→ **SUPPLIED DATA**

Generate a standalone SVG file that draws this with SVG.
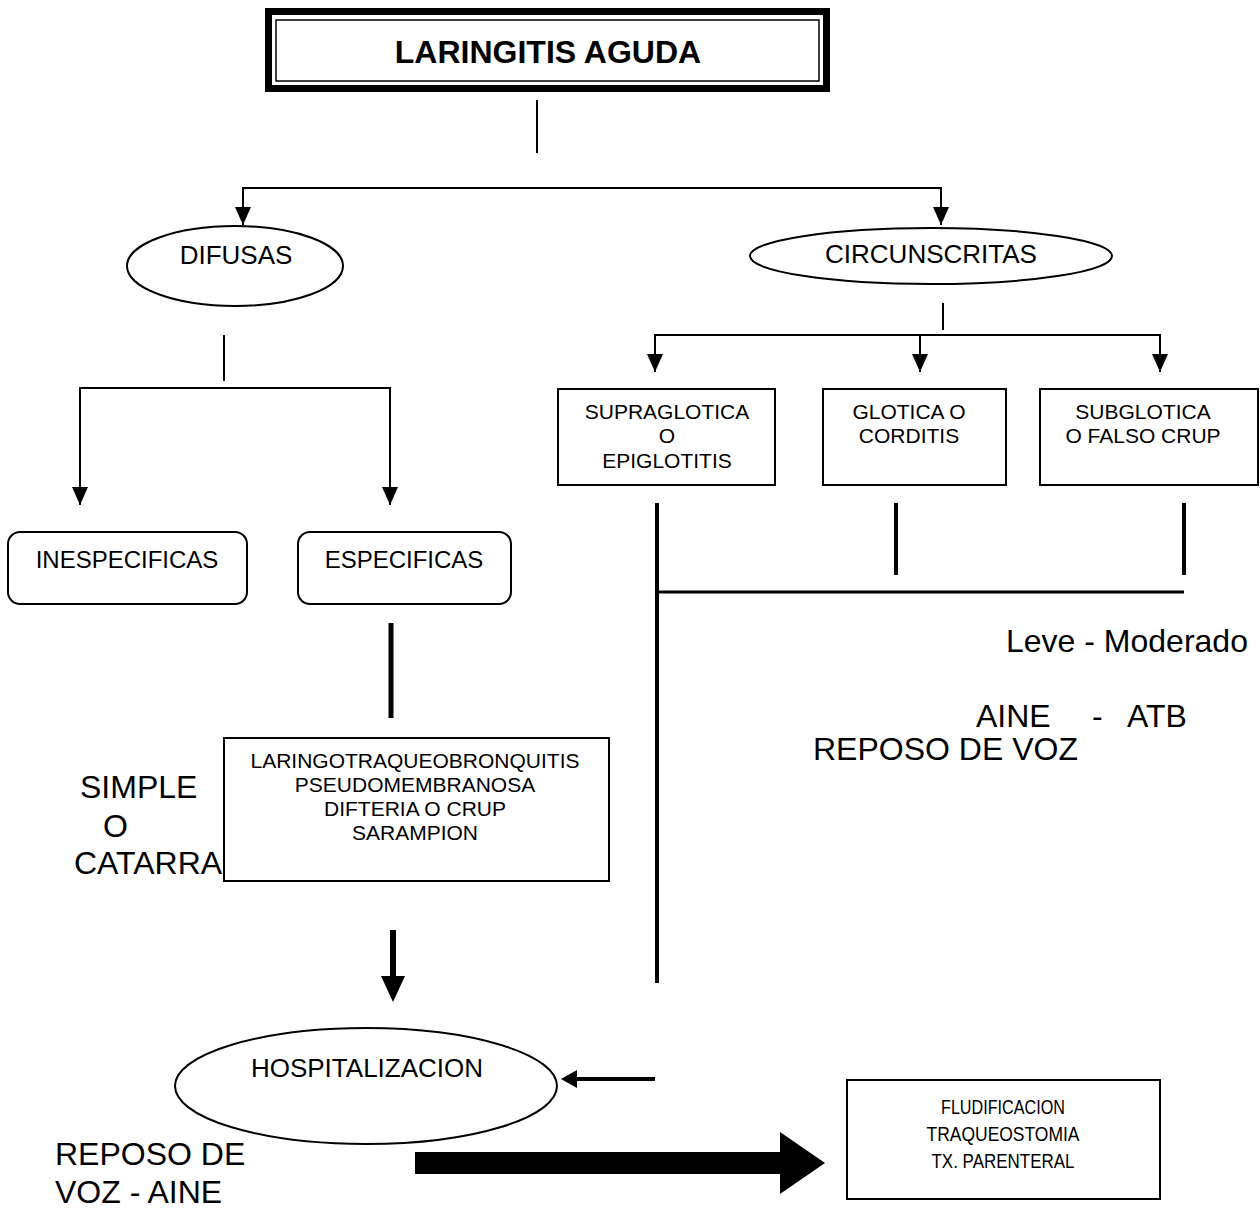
<svg xmlns="http://www.w3.org/2000/svg" width="1260" height="1219" viewBox="0 0 1260 1219">
<style>
text{font-family:"Liberation Sans",Arial,sans-serif;fill:#000}
.n{font-size:26px;text-anchor:middle}
.r{font-size:24px;text-anchor:middle}
.s{font-size:21px;text-anchor:middle}
.f{font-size:21px;text-anchor:middle}
.b{font-size:32px}
.box{fill:#fff;stroke:#000;stroke-width:2}
.c{fill:none;stroke:#000;stroke-width:2}
.k{fill:none;stroke:#000;stroke-width:4}
</style>
<defs>
<marker id="ah" markerUnits="userSpaceOnUse" markerWidth="18" markerHeight="16" refX="18" refY="8" orient="auto-start-reverse" viewBox="0 0 18 16">
<path d="M0,0 L18,8 L0,16 Z" fill="#000"/>
</marker>
</defs>
<g id="title">
<rect x="268.5" y="11.5" width="558" height="77" fill="#fff" stroke="#000" stroke-width="7"/>
<rect x="276" y="20" width="543" height="61" fill="none" stroke="#000" stroke-width="1.5"/>
<text x="548" y="63" style="font-size:32px;font-weight:bold;text-anchor:middle">LARINGITIS AGUDA</text>
</g>
<g id="difusas">
<ellipse cx="235" cy="266" rx="108" ry="40" class="box"/>
<text x="236" y="264" class="n">DIFUSAS</text>
</g>
<g id="circunscritas">
<ellipse cx="931" cy="256" rx="181" ry="28" class="box"/>
<text x="931" y="263" class="n">CIRCUNSCRITAS</text>
</g>
<g id="inespecificas">
<rect x="8" y="532" width="239" height="72" rx="12" class="box"/>
<text x="127" y="568" class="r">INESPECIFICAS</text>
</g>
<g id="especificas">
<rect x="298" y="532" width="213" height="72" rx="12" class="box"/>
<text x="404" y="568" class="r">ESPECIFICAS</text>
</g>
<g id="supraglotica">
<rect x="558" y="389" width="217" height="96" class="box"/>
<text class="s"><tspan x="667" y="419">SUPRAGLOTICA</tspan><tspan x="667" y="443">O</tspan><tspan x="667" y="468">EPIGLOTITIS</tspan></text>
</g>
<g id="glotica">
<rect x="823" y="389" width="183" height="96" class="box"/>
<text class="s"><tspan x="909" y="419">GLOTICA O</tspan><tspan x="909" y="443">CORDITIS</tspan></text>
</g>
<g id="subglotica">
<rect x="1040" y="389" width="218" height="96" class="box"/>
<text class="s"><tspan x="1143" y="419">SUBGLOTICA</tspan><tspan x="1143" y="443">O FALSO CRUP</tspan></text>
</g>
<g id="laringo">
<rect x="224" y="738" width="385" height="143" class="box"/>
<text class="s"><tspan x="415" y="768">LARINGOTRAQUEOBRONQUITIS</tspan><tspan x="415" y="792">PSEUDOMEMBRANOSA</tspan><tspan x="415" y="816">DIFTERIA O CRUP</tspan><tspan x="415" y="840">SARAMPION</tspan></text>
</g>
<g id="simple">
<text class="b"><tspan x="80" y="798">SIMPLE</tspan><tspan x="103" y="837">O</tspan><tspan x="74" y="874">CATARRA</tspan></text>
</g>
<g id="hospitalizacion">
<ellipse cx="366" cy="1086" rx="191" ry="58" class="box"/>
<text x="367" y="1077" class="n">HOSPITALIZACION</text>
</g>
<g id="fludificacion">
<rect x="847" y="1080" width="313" height="119" class="box"/>
<text x="1003" y="1114" class="f" textLength="124" lengthAdjust="spacingAndGlyphs">FLUDIFICACION</text>
<text x="1003" y="1141" class="f" textLength="153" lengthAdjust="spacingAndGlyphs">TRAQUEOSTOMIA</text>
<text x="1003" y="1168" class="f" textLength="143" lengthAdjust="spacingAndGlyphs">TX. PARENTERAL</text>
</g>
<g id="labels">
<text x="1006" y="652" class="b">Leve - Moderado</text>
<text class="b"><tspan x="976" y="727">AINE</tspan><tspan x="1092" y="727">-</tspan><tspan x="1127" y="727">ATB</tspan></text>
<text x="813" y="760" class="b">REPOSO DE VOZ</text>
<text class="b"><tspan x="55" y="1165">REPOSO DE</tspan><tspan x="55" y="1203">VOZ -  AINE</tspan></text>
</g>
<g id="connectors">
<line x1="537" y1="100" x2="537" y2="153" class="c"/>
<polyline points="243,225 243,188 941,188 941,225" class="c" marker-start="url(#ah)" marker-end="url(#ah)"/>
<line x1="224" y1="335" x2="224" y2="381" class="c"/>
<polyline points="80,505 80,388 390,388 390,505" class="c" marker-start="url(#ah)" marker-end="url(#ah)"/>
<line x1="943" y1="303" x2="943" y2="330" class="c"/>
<polyline points="655,372 655,335 1160,335 1160,372" class="c" marker-start="url(#ah)" marker-end="url(#ah)"/>
<line x1="920" y1="335" x2="920" y2="372" class="c" marker-end="url(#ah)"/>
<line x1="391" y1="623" x2="391" y2="718" class="k" style="stroke-width:5"/>
<line x1="657" y1="503" x2="657" y2="983" class="k"/>
<line x1="896" y1="503" x2="896" y2="575" class="k"/>
<line x1="1184" y1="503" x2="1184" y2="575" class="k"/>
<line x1="657" y1="592" x2="1184" y2="592" class="k" style="stroke-width:3"/>
<line x1="393" y1="930" x2="393" y2="978" class="k" style="stroke-width:6"/>
<path d="M381,976 L405,976 L393,1002 Z" fill="#000"/>
<line x1="655" y1="1079" x2="575" y2="1079" class="k"/>
<path d="M577,1070 L577,1088 L561,1079 Z" fill="#000"/>
<rect x="415" y="1152" width="367" height="22" fill="#000"/>
<path d="M780,1132 L825,1163 L780,1194 Z" fill="#000"/>
</g>
</svg>
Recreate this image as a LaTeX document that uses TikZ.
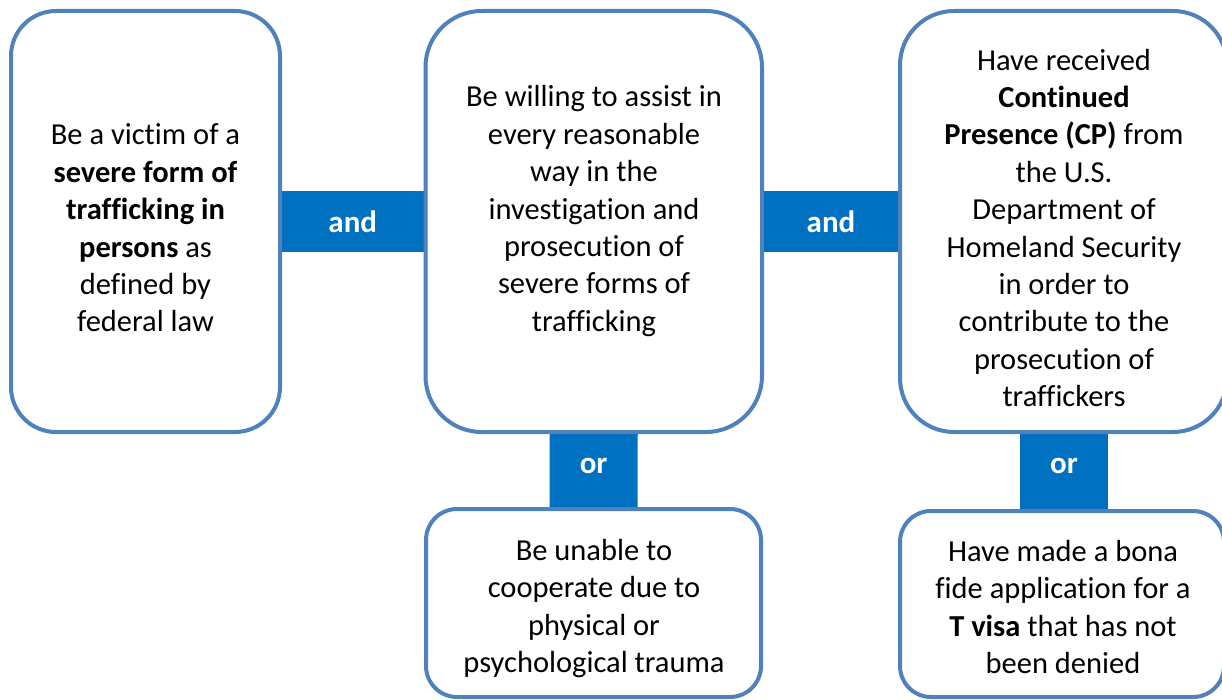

→ **TASK TO COMPLETE**
Pictures are excluded; output everything else in the data verbatim.

→ **TASK ANSWER**
Generate a standalone SVG file that draws this with SVG.
<svg xmlns="http://www.w3.org/2000/svg" width="1260" height="1219" viewBox="0 0 1260 1219">
<style>
text{font-family:"Liberation Sans",Arial,sans-serif;fill:#000}
.n{font-size:26px;text-anchor:middle}
.r{font-size:24px;text-anchor:middle}
.s{font-size:21px;text-anchor:middle}
.f{font-size:21px;text-anchor:middle}
.b{font-size:32px}
.box{fill:#fff;stroke:#000;stroke-width:2}
.c{fill:none;stroke:#000;stroke-width:2}
.k{fill:none;stroke:#000;stroke-width:4}
</style>
<defs>
<marker id="ah" markerUnits="userSpaceOnUse" markerWidth="18" markerHeight="16" refX="18" refY="8" orient="auto-start-reverse" viewBox="0 0 18 16">
<path d="M0,0 L18,8 L0,16 Z" fill="#000"/>
</marker>
</defs>
<g id="title">
<rect x="268.5" y="11.5" width="558" height="77" fill="#fff" stroke="#000" stroke-width="7"/>
<rect x="276" y="20" width="543" height="61" fill="none" stroke="#000" stroke-width="1.5"/>
<text x="548" y="63" style="font-size:32px;font-weight:bold;text-anchor:middle">LARINGITIS AGUDA</text>
</g>
<g id="difusas">
<ellipse cx="235" cy="266" rx="108" ry="40" class="box"/>
<text x="236" y="264" class="n">DIFUSAS</text>
</g>
<g id="circunscritas">
<ellipse cx="931" cy="256" rx="181" ry="28" class="box"/>
<text x="931" y="263" class="n">CIRCUNSCRITAS</text>
</g>
<g id="inespecificas">
<rect x="8" y="532" width="239" height="72" rx="12" class="box"/>
<text x="127" y="568" class="r">INESPECIFICAS</text>
</g>
<g id="especificas">
<rect x="298" y="532" width="213" height="72" rx="12" class="box"/>
<text x="404" y="568" class="r">ESPECIFICAS</text>
</g>
<g id="supraglotica">
<rect x="558" y="389" width="217" height="96" class="box"/>
<text class="s"><tspan x="667" y="419">SUPRAGLOTICA</tspan><tspan x="667" y="443">O</tspan><tspan x="667" y="468">EPIGLOTITIS</tspan></text>
</g>
<g id="glotica">
<rect x="823" y="389" width="183" height="96" class="box"/>
<text class="s"><tspan x="909" y="419">GLOTICA O</tspan><tspan x="909" y="443">CORDITIS</tspan></text>
</g>
<g id="subglotica">
<rect x="1040" y="389" width="218" height="96" class="box"/>
<text class="s"><tspan x="1143" y="419">SUBGLOTICA</tspan><tspan x="1143" y="443">O FALSO CRUP</tspan></text>
</g>
<g id="laringo">
<rect x="224" y="738" width="385" height="143" class="box"/>
<text class="s"><tspan x="415" y="768">LARINGOTRAQUEOBRONQUITIS</tspan><tspan x="415" y="792">PSEUDOMEMBRANOSA</tspan><tspan x="415" y="816">DIFTERIA O CRUP</tspan><tspan x="415" y="840">SARAMPION</tspan></text>
</g>
<g id="simple">
<text class="b"><tspan x="80" y="798">SIMPLE</tspan><tspan x="103" y="837">O</tspan><tspan x="74" y="874">CATARRA</tspan></text>
</g>
<g id="hospitalizacion">
<ellipse cx="366" cy="1086" rx="191" ry="58" class="box"/>
<text x="367" y="1077" class="n">HOSPITALIZACION</text>
</g>
<g id="fludificacion">
<rect x="847" y="1080" width="313" height="119" class="box"/>
<text x="1003" y="1114" class="f" textLength="124" lengthAdjust="spacingAndGlyphs">FLUDIFICACION</text>
<text x="1003" y="1141" class="f" textLength="153" lengthAdjust="spacingAndGlyphs">TRAQUEOSTOMIA</text>
<text x="1003" y="1168" class="f" textLength="143" lengthAdjust="spacingAndGlyphs">TX. PARENTERAL</text>
</g>
<g id="labels">
<text x="1006" y="652" class="b">Leve - Moderado</text>
<text class="b"><tspan x="976" y="727">AINE</tspan><tspan x="1092" y="727">-</tspan><tspan x="1127" y="727">ATB</tspan></text>
<text x="813" y="760" class="b">REPOSO DE VOZ</text>
<text class="b"><tspan x="55" y="1165">REPOSO DE</tspan><tspan x="55" y="1203">VOZ -  AINE</tspan></text>
</g>
<g id="connectors">
<line x1="537" y1="100" x2="537" y2="153" class="c"/>
<polyline points="243,225 243,188 941,188 941,225" class="c" marker-start="url(#ah)" marker-end="url(#ah)"/>
<line x1="224" y1="335" x2="224" y2="381" class="c"/>
<polyline points="80,505 80,388 390,388 390,505" class="c" marker-start="url(#ah)" marker-end="url(#ah)"/>
<line x1="943" y1="303" x2="943" y2="330" class="c"/>
<polyline points="655,372 655,335 1160,335 1160,372" class="c" marker-start="url(#ah)" marker-end="url(#ah)"/>
<line x1="920" y1="335" x2="920" y2="372" class="c" marker-end="url(#ah)"/>
<line x1="391" y1="623" x2="391" y2="718" class="k" style="stroke-width:5"/>
<line x1="657" y1="503" x2="657" y2="983" class="k"/>
<line x1="896" y1="503" x2="896" y2="575" class="k"/>
<line x1="1184" y1="503" x2="1184" y2="575" class="k"/>
<line x1="657" y1="592" x2="1184" y2="592" class="k" style="stroke-width:3"/>
<line x1="393" y1="930" x2="393" y2="978" class="k" style="stroke-width:6"/>
<path d="M381,976 L405,976 L393,1002 Z" fill="#000"/>
<line x1="655" y1="1079" x2="575" y2="1079" class="k"/>
<path d="M577,1070 L577,1088 L561,1079 Z" fill="#000"/>
<rect x="415" y="1152" width="367" height="22" fill="#000"/>
<path d="M780,1132 L825,1163 L780,1194 Z" fill="#000"/>
</g>
</svg>
Recreate this image as a LaTeX document that uses TikZ.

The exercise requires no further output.